In the chart above, we can see that Chipotle’s revenue has trended closely with its same-store sales growth. With an expectation of same-store sales growth to come in at -9.5% (management’s guidance midpoint), its revenue is expected to decline by 32% in 4Q15 alone. Further, the company’s earnings per share growth (or EPS) in the most recent quarters also trended with its same-store sales growth. We will look at EPS growth later in this series.
You may consider a more diversified portfolio such as the Consumer Discretionary Select Sector SPDR ETF (XLY). Currently, Chipotle (CMG) forms 1% of XLY’s total portfolio. XLY also holds 4% of McDonald’s (MCD), 1.5% of Yum! Brands (YUM), and 3% of Starbucks (SBUX) as a percentage of its total portfolio.
When the first cases of E. coli were linked to Chipotle, the company shut down 43 of its restaurants for a week. Chipotle earns about $2.3 million in average restaurant sales per store for the trailing 12 months at its restaurants in operation.

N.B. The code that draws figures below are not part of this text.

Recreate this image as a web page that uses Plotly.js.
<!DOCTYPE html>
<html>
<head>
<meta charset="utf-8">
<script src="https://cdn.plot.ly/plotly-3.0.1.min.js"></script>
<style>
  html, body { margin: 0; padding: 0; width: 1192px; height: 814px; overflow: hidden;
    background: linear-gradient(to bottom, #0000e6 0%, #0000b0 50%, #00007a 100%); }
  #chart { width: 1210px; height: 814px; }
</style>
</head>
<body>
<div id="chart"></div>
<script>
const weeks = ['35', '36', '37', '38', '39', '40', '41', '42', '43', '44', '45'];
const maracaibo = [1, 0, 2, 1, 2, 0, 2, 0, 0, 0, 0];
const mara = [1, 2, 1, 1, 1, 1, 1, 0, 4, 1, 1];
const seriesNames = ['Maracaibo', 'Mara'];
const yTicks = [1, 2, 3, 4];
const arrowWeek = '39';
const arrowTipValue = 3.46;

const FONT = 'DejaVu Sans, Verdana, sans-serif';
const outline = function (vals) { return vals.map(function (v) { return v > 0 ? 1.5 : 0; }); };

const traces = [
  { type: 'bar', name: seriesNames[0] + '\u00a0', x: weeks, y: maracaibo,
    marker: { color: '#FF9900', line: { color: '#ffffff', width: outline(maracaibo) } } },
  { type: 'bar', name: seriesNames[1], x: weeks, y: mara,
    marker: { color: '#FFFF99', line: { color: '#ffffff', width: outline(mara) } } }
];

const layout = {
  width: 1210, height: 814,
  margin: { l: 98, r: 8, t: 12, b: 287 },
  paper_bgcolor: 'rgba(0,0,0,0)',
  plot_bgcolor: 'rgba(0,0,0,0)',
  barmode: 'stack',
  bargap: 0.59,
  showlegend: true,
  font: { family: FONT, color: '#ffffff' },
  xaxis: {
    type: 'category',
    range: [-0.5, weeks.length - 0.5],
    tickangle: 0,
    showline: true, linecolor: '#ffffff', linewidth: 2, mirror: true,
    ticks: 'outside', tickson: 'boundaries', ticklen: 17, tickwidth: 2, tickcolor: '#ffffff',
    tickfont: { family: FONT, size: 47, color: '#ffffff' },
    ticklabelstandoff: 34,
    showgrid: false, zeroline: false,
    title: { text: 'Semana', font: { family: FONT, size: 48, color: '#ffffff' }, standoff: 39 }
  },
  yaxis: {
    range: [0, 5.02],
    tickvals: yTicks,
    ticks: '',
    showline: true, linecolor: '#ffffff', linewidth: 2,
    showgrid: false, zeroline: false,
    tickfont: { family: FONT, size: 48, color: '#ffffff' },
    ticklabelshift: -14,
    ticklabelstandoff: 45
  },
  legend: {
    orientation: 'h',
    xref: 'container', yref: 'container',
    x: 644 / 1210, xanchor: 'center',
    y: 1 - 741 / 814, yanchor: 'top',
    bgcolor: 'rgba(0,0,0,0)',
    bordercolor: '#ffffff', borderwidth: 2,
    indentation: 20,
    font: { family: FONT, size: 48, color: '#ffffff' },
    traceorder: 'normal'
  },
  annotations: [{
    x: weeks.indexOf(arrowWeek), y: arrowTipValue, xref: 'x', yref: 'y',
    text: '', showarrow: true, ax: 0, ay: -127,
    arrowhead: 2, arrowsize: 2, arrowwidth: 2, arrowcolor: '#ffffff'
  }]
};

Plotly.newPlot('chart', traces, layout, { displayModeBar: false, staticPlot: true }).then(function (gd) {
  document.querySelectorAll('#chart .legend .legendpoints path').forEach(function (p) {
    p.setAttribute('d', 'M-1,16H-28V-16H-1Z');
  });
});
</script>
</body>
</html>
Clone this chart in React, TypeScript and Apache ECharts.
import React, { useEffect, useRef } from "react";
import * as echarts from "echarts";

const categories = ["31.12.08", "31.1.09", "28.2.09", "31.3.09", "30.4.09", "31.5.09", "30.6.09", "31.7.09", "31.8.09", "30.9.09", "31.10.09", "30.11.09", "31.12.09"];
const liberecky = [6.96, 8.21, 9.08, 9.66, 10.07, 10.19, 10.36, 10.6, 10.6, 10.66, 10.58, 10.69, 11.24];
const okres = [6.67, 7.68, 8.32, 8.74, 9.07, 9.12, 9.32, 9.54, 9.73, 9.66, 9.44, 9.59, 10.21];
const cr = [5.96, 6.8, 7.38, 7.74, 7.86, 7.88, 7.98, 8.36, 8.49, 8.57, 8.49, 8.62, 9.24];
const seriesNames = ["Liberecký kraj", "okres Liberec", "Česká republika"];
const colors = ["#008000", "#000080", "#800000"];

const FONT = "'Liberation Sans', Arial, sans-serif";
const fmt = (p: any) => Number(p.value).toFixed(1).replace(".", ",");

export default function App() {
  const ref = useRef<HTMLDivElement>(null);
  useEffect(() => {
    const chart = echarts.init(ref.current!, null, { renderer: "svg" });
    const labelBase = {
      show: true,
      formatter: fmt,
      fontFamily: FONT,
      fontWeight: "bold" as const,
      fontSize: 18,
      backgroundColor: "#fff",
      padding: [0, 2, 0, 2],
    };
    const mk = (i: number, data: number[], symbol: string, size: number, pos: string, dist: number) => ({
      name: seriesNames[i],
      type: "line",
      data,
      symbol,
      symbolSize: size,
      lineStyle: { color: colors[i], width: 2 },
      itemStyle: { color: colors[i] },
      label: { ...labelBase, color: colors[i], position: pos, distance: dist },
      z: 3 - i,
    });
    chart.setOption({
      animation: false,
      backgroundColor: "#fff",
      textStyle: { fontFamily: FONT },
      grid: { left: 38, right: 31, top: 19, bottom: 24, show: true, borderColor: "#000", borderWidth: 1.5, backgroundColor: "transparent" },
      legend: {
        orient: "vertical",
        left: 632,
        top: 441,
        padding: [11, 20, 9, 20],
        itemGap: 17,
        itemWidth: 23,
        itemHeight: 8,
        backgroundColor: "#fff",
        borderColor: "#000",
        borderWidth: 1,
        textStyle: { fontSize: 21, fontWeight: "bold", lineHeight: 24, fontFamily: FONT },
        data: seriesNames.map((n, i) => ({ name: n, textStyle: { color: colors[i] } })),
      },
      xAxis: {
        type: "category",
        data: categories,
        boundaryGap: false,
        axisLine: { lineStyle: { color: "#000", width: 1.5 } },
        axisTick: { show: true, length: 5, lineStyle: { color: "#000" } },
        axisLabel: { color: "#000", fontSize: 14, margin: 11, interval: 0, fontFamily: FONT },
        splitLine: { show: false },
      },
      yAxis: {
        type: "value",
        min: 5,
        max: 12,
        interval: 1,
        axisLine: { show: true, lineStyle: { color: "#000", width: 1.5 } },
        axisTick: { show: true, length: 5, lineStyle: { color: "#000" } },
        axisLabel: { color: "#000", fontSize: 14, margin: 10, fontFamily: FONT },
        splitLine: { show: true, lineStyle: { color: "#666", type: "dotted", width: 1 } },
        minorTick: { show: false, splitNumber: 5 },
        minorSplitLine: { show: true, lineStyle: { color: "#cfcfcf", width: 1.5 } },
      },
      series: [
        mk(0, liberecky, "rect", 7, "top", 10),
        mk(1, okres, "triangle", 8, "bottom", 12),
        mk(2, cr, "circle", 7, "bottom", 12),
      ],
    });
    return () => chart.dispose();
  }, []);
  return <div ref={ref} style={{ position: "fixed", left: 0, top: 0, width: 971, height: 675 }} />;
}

Based on this figure of earning $2.3 million per year, we can calculate that Chipotle earns about $48,600 in average sales at each restaurant location per week. This means that a one-week closure of 43 restaurants would add up to an approximate loss of $2 million in total sales for Chipotle in 4Q15. However, more incidents were linked to the company in the following months.
The analysts expect the company to report sales of $1.1 billion, which is down $0.49 billion from $1.6 billion in 4Q14.